▶ **Written request**
Omit pictures and quote the listing below line by line, from its start through the line that holds "const rightStep = 5, rightCount = 65;".

▶ **Source data**
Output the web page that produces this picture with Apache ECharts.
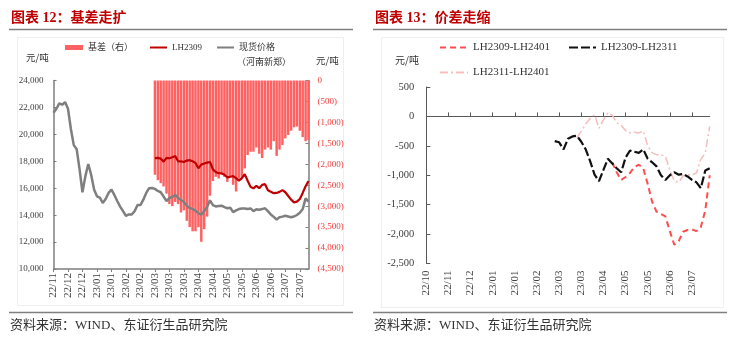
<!DOCTYPE html>
<html><head><meta charset="utf-8">
<script src="https://cdn.jsdelivr.net/npm/echarts@6/dist/echarts.min.js"></script>
<style>html,body{margin:0;padding:0;background:#fff}#c{width:739px;height:345px}</style>
</head><body><div id="c"></div><script>
// ---------- tick labels ----------
const leftTickLabels = ['22/11','22/12','22/12','23/01','23/01','23/02','23/02','23/03','23/03','23/03','23/04','23/04','23/05','23/05','23/06','23/06','23/07','23/07'];
const rightTickLabels = ['22/10','22/11','22/12','23/01','23/01','23/02','23/03','23/03','23/04','23/05','23/05','23/06','23/07'];
const leftStep = 5, leftCount = 89;
const rightStep = 5, rightCount = 65;

// ---------- left chart data ----------
const spotPrice = [21600,21900,22300,22200,22400,21900,20400,19200,18900,17400,15700,16900,17800,17000,15900,15400,15300,14900,15200,15650,15900,15500,15050,14630,14300,13950,14050,14050,14300,14750,14750,15150,15650,16000,16020,15950,15800,15700,15380,15050,15260,15350,15500,15280,15130,14980,14700,14530,14460,14330,14150,14030,14300,14600,15100,14750,14650,14680,14700,14600,14510,14550,14220,14350,14450,14500,14500,14450,14500,14300,14430,14400,14450,14510,14300,14050,13870,13680,13850,13890,13950,13900,13850,13900,14010,14180,14450,15250,15000];
const lh2309Start = 35;
const lh2309 = [18230,18250,18200,17970,18250,18220,18300,18390,18000,17990,17950,18050,18080,18000,17880,17480,17750,17830,17900,17950,17400,17200,17110,17110,17000,16800,16850,16900,16750,16560,16750,17050,16550,16100,15990,16180,16000,16250,16300,15850,15740,15630,15650,15730,15860,15700,15420,15150,14950,15000,15200,15650,16150,16540];
const basisStart = 35;
const basis = [-2250,-2380,-2450,-2530,-2700,-2950,-3000,-2900,-2950,-3150,-3100,-3350,-3500,-3600,-3600,-3500,-3850,-3550,-3250,-2750,-2400,-2300,-2340,-2250,-2300,-2420,-2300,-2490,-2650,-2340,-2300,-2100,-1780,-1700,-1700,-1600,-1750,-1850,-1650,-1600,-1650,-1450,-1800,-1650,-1540,-1380,-1300,-1200,-1120,-1100,-1200,-1350,-1450,-1420];

// ---------- right chart data ----------
const spread0901Start = 42;
const spread0901 = [-780,-950,-1080,-1030,-960,-860,-820,-880,-1150,-1450,-1620,-1660,-1700,-1950,-2180,-2120,-1960,-1930,-1920,-1950,-1880,-1600,-1000];
const spread0911Start = 29;
const spread0911 = [-420,-440,-560,-380,-340,-330,-430,-560,-760,-990,-1100,-910,-720,-800,-880,-950,-700,-580,-600,-620,-560,-720,-780,-850,-1000,-1080,-1000,-950,-990,-980,-1020,-1080,-1120,-1220,-920,-880];
const spread1101Start = 34;
const spread1101 = [-360,-250,-130,-30,30,-200,-60,60,20,-110,-150,-240,-280,-270,-280,-250,-500,-620,-650,-650,-680,-910,-1100,-1120,-1010,-990,-1000,-960,-730,-620,-170];

function pad(arr, start, total) {
  const out = new Array(total).fill(null);
  arr.forEach((v, i) => { out[start + i] = v; });
  return out;
}
const leftCats = Array.from({length: leftCount}, (_, i) => 'L' + i);
const rightCats = Array.from({length: rightCount}, (_, i) => 'R' + i);

const SERIF = "'Liberation Serif','Times New Roman','Noto Sans CJK SC',serif";
const CJK = "'Liberation Serif','Noto Sans CJK SC',sans-serif";
const AX = '#7f7f7f';
const TXT = '#404040';

function lineLegend(name, left, top, w, fs, fam) {
  return {data: [name], left: left, top: top, padding: 0, itemWidth: w, itemHeight: 10, selectedMode: false,
    itemStyle: {opacity: 0, borderWidth: 0},
    textStyle: {fontSize: fs, fontFamily: fam, color: '#333'}};
}

const chart = echarts.init(document.getElementById('c'), null, {renderer: 'canvas'});
chart.setOption({
  animation: false,
  backgroundColor: '#ffffff',
  grid: [
    {left: 53.5, top: 80.5, width: 255, height: 188.5},
    {left: 426.3, top: 87, width: 283.4, height: 176.5}
  ],
  xAxis: [
    {gridIndex: 0, type: 'category', data: leftCats, boundaryGap: false,
     axisLine: {onZero: false, lineStyle: {color: AX, width: 1.5}},
     axisTick: {interval: leftStep - 1, length: 3, lineStyle: {color: AX}},
     axisLabel: {interval: leftStep - 1, rotate: 90, margin: 4, fontSize: 11, fontFamily: SERIF, color: TXT,
       formatter: (v, i) => leftTickLabels[Math.round(i / leftStep)]}},
    {gridIndex: 1, type: 'category', data: rightCats, boundaryGap: false,
     axisLine: {onZero: true, lineStyle: {color: '#595959', width: 1}},
     axisTick: {inside: true, interval: rightStep - 1, length: 4, lineStyle: {color: '#595959'}},
     axisLabel: {interval: rightStep - 1, rotate: 90, margin: 7, fontSize: 11, fontFamily: SERIF, color: TXT,
       formatter: (v, i) => rightTickLabels[Math.round(i / rightStep)]}}
  ],
  yAxis: [
    {gridIndex: 0, type: 'value', position: 'left', min: 10000, max: 24000, interval: 2000,
     axisLine: {show: true, lineStyle: {color: AX, width: 1.5}},
     axisTick: {show: true, inside: true, length: 3, lineStyle: {color: AX}},
     splitLine: {show: false},
     axisLabel: {margin: 10, fontSize: 9, fontFamily: SERIF, color: TXT, formatter: v => v.toLocaleString('en-US')}},
    {gridIndex: 0, type: 'value', position: 'right', min: -4500, max: 0, interval: 500,
     axisLine: {show: true, lineStyle: {color: AX, width: 1.5}},
     axisTick: {show: true, inside: true, length: 3, lineStyle: {color: AX}},
     splitLine: {show: false},
     axisLabel: {margin: 9, fontSize: 9, fontFamily: SERIF, color: '#F03C3C',
       formatter: v => v === 0 ? '0' : '(' + Math.abs(v).toLocaleString('en-US') + ')'}},
    {gridIndex: 1, type: 'value', position: 'left', min: -2500, max: 500, interval: 500,
     axisLine: {show: true, lineStyle: {color: '#595959', width: 1}},
     axisTick: {show: true, inside: true, length: 4, lineStyle: {color: '#595959'}},
     splitLine: {show: false},
     axisLabel: {margin: 12, fontSize: 10.5, fontFamily: SERIF, color: TXT, formatter: v => v.toLocaleString('en-US')}}
  ],
  legend: [
    {data: ['基差（右）'], left: 65, top: 43, padding: 0, icon: 'rect', itemWidth: 18, itemHeight: 5, selectedMode: false,
     textStyle: {fontSize: 9, fontFamily: CJK, color: '#333'}},
    lineLegend('LH2309', 149, 43, 17, 9, SERIF),
    lineLegend('现货价格', 216, 43, 17, 9, CJK),
    lineLegend('LH2309-LH2401', 439, 42, 28, 11, SERIF),
    lineLegend('LH2309-LH2311', 568, 42, 27, 11, SERIF),
    lineLegend('LH2311-LH2401', 439, 67, 28, 11, SERIF)
  ],
  series: [
    {name: '基差（右）', type: 'bar', xAxisIndex: 0, yAxisIndex: 1, data: pad(basis, basisStart, leftCount),
     barWidth: '85%', itemStyle: {color: '#FF6161'}, z: 1},
    {name: '现货价格', type: 'line', xAxisIndex: 0, yAxisIndex: 0, data: spotPrice, symbol: 'none',
     lineStyle: {color: '#7f7f7f', width: 2.5}, itemStyle: {color: '#7f7f7f'}, z: 3},
    {name: 'LH2309', type: 'line', xAxisIndex: 0, yAxisIndex: 0, data: pad(lh2309, lh2309Start, leftCount), symbol: 'none',
     lineStyle: {color: '#C00000', width: 2.2}, itemStyle: {color: '#C00000'}, z: 4},
    {name: 'LH2309-LH2401', type: 'line', xAxisIndex: 1, yAxisIndex: 2, data: pad(spread0901, spread0901Start, rightCount), symbol: 'none',
     lineStyle: {color: '#FF4D4D', width: 2, type: [6, 4]}, itemStyle: {color: '#FF4D4D'}, z: 3},
    {name: 'LH2309-LH2311', type: 'line', xAxisIndex: 1, yAxisIndex: 2, data: pad(spread0911, spread0911Start, rightCount), symbol: 'none',
     lineStyle: {color: '#111111', width: 2.2, type: [9, 3]}, itemStyle: {color: '#111111'}, z: 4},
    {name: 'LH2311-LH2401', type: 'line', xAxisIndex: 1, yAxisIndex: 2, data: pad(spread1101, spread1101Start, rightCount), symbol: 'none',
     lineStyle: {color: '#F7BDBD', width: 1.5, type: [8, 3, 2, 3]}, itemStyle: {color: '#F7BDBD'}, z: 2}
  ],
  graphic: [
    {type: 'rect', z: -10, shape: {x: 17.5, y: 37.5, width: 326, height: 268}, style: {fill: 'none', stroke: '#efefef', lineWidth: 1}},
    {type: 'rect', z: -10, shape: {x: 381.5, y: 37.5, width: 342, height: 270}, style: {fill: 'none', stroke: '#efefef', lineWidth: 1}},
    {type: 'text', style: {x: 11, y: 18, text: '图表 12：基差走扩', font: "bold 14px 'Liberation Serif','Noto Sans CJK SC'", fill: '#C00000', verticalAlign: 'middle'}},
    {type: 'text', style: {x: 375, y: 18, text: '图表 13：价差走缩', font: "bold 14px 'Liberation Serif','Noto Sans CJK SC'", fill: '#C00000', verticalAlign: 'middle'}},
    {type: 'line', shape: {x1: 9, y1: 29.5, x2: 353, y2: 29.5}, style: {stroke: '#7f7f7f', lineWidth: 1.5}},
    {type: 'line', shape: {x1: 373, y1: 29.5, x2: 727, y2: 29.5}, style: {stroke: '#7f7f7f', lineWidth: 1.5}},
    {type: 'line', shape: {x1: 9, y1: 312.5, x2: 353, y2: 312.5}, style: {stroke: '#7f7f7f', lineWidth: 1.5}},
    {type: 'line', shape: {x1: 373, y1: 312.5, x2: 727, y2: 312.5}, style: {stroke: '#7f7f7f', lineWidth: 1.5}},
    {type: 'text', style: {x: 10, y: 326, text: '资料来源：WIND、东证衍生品研究院', font: "13px 'Liberation Serif','Noto Sans CJK SC'", fill: '#333', verticalAlign: 'middle'}},
    {type: 'text', style: {x: 374, y: 326, text: '资料来源：WIND、东证衍生品研究院', font: "13px 'Liberation Serif','Noto Sans CJK SC'", fill: '#333', verticalAlign: 'middle'}},
    {type: 'text', style: {x: 26, y: 57.5, text: '元/吨', font: "9.5px 'Noto Sans CJK SC'", fill: '#333', verticalAlign: 'middle'}},
    {type: 'text', style: {x: 316, y: 60, text: '元/吨', font: "9.5px 'Noto Sans CJK SC'", fill: '#333', verticalAlign: 'middle'}},
    {type: 'text', style: {x: 237, y: 61.5, text: '（河南新郑）', font: "9px 'Noto Sans CJK SC'", fill: '#333', verticalAlign: 'middle'}},
    {type: 'text', style: {x: 395, y: 60, text: '元/吨', font: "10px 'Noto Sans CJK SC'", fill: '#333', verticalAlign: 'middle'}}
  ]
});
</script></body></html>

▶ **Answer to this problem**
Output the web page that produces this picture with Apache ECharts.
<!DOCTYPE html>
<html><head><meta charset="utf-8">
<script src="https://cdn.jsdelivr.net/npm/echarts@6/dist/echarts.min.js"></script>
<style>html,body{margin:0;padding:0;background:#fff}#c{width:739px;height:345px}</style>
</head><body><div id="c"></div><script>
// ---------- tick labels ----------
const leftTickLabels = ['22/11','22/12','22/12','23/01','23/01','23/02','23/02','23/03','23/03','23/03','23/04','23/04','23/05','23/05','23/06','23/06','23/07','23/07'];
const rightTickLabels = ['22/10','22/11','22/12','23/01','23/01','23/02','23/03','23/03','23/04','23/05','23/05','23/06','23/07'];
const leftStep = 5, leftCount = 89;
const rightStep = 5, rightCount = 65;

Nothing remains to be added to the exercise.